A block of data
+++

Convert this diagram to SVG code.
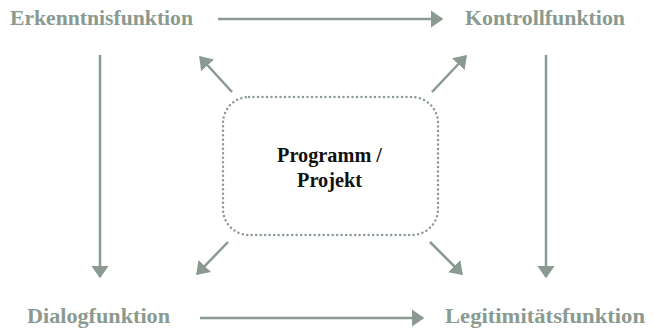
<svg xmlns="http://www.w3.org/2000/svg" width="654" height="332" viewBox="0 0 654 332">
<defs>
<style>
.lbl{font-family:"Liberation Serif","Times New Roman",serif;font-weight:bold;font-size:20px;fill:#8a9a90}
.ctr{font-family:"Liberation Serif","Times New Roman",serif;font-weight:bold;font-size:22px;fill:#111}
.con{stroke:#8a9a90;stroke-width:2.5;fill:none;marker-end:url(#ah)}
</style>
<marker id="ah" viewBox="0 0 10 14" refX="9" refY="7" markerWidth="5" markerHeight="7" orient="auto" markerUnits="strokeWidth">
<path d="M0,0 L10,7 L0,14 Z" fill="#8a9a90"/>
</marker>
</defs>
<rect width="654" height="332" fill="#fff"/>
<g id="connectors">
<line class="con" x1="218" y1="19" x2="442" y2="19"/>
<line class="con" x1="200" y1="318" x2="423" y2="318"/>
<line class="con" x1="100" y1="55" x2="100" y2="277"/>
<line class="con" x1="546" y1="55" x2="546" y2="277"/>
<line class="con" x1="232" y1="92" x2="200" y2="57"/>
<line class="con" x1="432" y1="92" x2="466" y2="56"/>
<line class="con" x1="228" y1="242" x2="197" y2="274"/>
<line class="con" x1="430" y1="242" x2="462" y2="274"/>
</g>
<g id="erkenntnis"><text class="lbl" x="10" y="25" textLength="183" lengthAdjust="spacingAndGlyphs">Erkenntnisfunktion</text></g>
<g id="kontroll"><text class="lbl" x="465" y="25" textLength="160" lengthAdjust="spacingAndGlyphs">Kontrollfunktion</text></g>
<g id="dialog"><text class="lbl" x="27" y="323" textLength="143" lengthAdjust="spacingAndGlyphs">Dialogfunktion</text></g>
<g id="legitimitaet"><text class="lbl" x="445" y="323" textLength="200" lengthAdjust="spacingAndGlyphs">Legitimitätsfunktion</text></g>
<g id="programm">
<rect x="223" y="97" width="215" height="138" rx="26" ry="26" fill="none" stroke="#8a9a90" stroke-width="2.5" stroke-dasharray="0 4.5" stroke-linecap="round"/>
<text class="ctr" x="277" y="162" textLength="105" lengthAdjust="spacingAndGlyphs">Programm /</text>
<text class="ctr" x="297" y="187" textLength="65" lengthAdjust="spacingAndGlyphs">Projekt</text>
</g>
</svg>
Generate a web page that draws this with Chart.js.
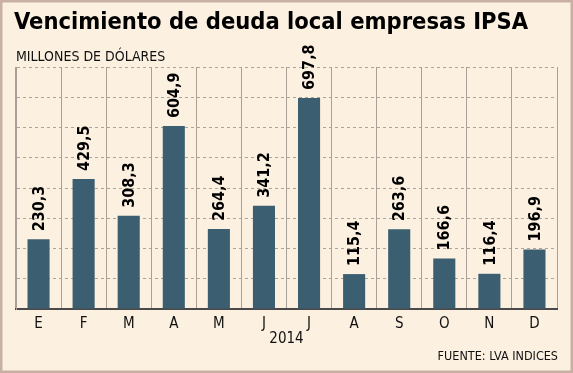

+++

*Aim*
Copy the data word for word. Pictures do not go in the copy.

*Finished exercise*
Convert this diagram to SVG code.
<svg xmlns="http://www.w3.org/2000/svg" width="654" height="332" viewBox="0 0 654 332">
<defs>
<style>
.lbl{font-family:"Liberation Serif","Times New Roman",serif;font-weight:bold;font-size:20px;fill:#8a9a90}
.ctr{font-family:"Liberation Serif","Times New Roman",serif;font-weight:bold;font-size:22px;fill:#111}
.con{stroke:#8a9a90;stroke-width:2.5;fill:none;marker-end:url(#ah)}
</style>
<marker id="ah" viewBox="0 0 10 14" refX="9" refY="7" markerWidth="5" markerHeight="7" orient="auto" markerUnits="strokeWidth">
<path d="M0,0 L10,7 L0,14 Z" fill="#8a9a90"/>
</marker>
</defs>
<rect width="654" height="332" fill="#fff"/>
<g id="connectors">
<line class="con" x1="218" y1="19" x2="442" y2="19"/>
<line class="con" x1="200" y1="318" x2="423" y2="318"/>
<line class="con" x1="100" y1="55" x2="100" y2="277"/>
<line class="con" x1="546" y1="55" x2="546" y2="277"/>
<line class="con" x1="232" y1="92" x2="200" y2="57"/>
<line class="con" x1="432" y1="92" x2="466" y2="56"/>
<line class="con" x1="228" y1="242" x2="197" y2="274"/>
<line class="con" x1="430" y1="242" x2="462" y2="274"/>
</g>
<g id="erkenntnis"><text class="lbl" x="10" y="25" textLength="183" lengthAdjust="spacingAndGlyphs">Erkenntnisfunktion</text></g>
<g id="kontroll"><text class="lbl" x="465" y="25" textLength="160" lengthAdjust="spacingAndGlyphs">Kontrollfunktion</text></g>
<g id="dialog"><text class="lbl" x="27" y="323" textLength="143" lengthAdjust="spacingAndGlyphs">Dialogfunktion</text></g>
<g id="legitimitaet"><text class="lbl" x="445" y="323" textLength="200" lengthAdjust="spacingAndGlyphs">Legitimitätsfunktion</text></g>
<g id="programm">
<rect x="223" y="97" width="215" height="138" rx="26" ry="26" fill="none" stroke="#8a9a90" stroke-width="2.5" stroke-dasharray="0 4.5" stroke-linecap="round"/>
<text class="ctr" x="277" y="162" textLength="105" lengthAdjust="spacingAndGlyphs">Programm /</text>
<text class="ctr" x="297" y="187" textLength="65" lengthAdjust="spacingAndGlyphs">Projekt</text>
</g>
</svg>
Generate a web page that draws this with Chart.js.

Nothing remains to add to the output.